What could be more inclusive than to rename the monument The Monument of the Ancestors? This is not my original idea, but I consider it brilliant and I wish to support it.
In his latest book, This Idea is Brilliant, John Brockman collects from a stunning array of scientists and thinkers, the concepts they value most in their various disciplines: scientific humility; the anthropocene; exponential growth; synaptic transfer; information pathology; and so on.
The philosopher Melanie Swan chooses “Included Middle” as her favourite concept, and she explains more or less as follows: In classical logic, a proposition is either true or its negation is true; there is either A or not-A. The law of Excluded Middle. The field of quantum mechanics, however, has revealed a more complex world. We know now that there are circumstances where both states could be true – another state of reality, if you like, containing both A and not-A, thus a third possible situation. This idea “overcomes dualism and opens a frame that is complex and multidimensional.”
The Included Middle – the notion that two contesting positions can exist side by side in a complex new reality – is a robust and promising model for addressing any situation.

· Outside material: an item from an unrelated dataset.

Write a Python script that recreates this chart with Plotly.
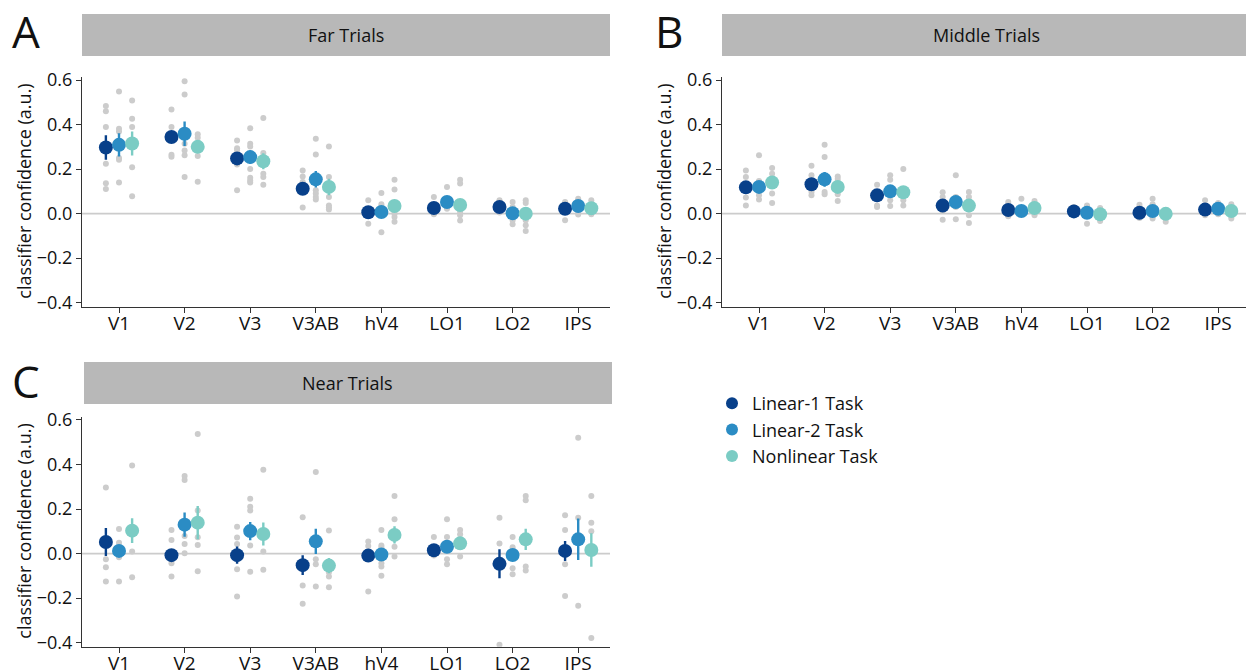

Could the Included Middle provide a conceptual model for social analysis and nation building in South Africa? In a complex society, might it be possible to be both peacefully and robustly united and divided at the same time? A monument to “The Ancestors” might be the symbol of such a complex state of unity in diversity. We all honour them all, while we also each honour our own. And to extend the model just a little further: it is possible, in the complex state that is the human condition, to both honour and chastise one’s ancestors, all at the same time.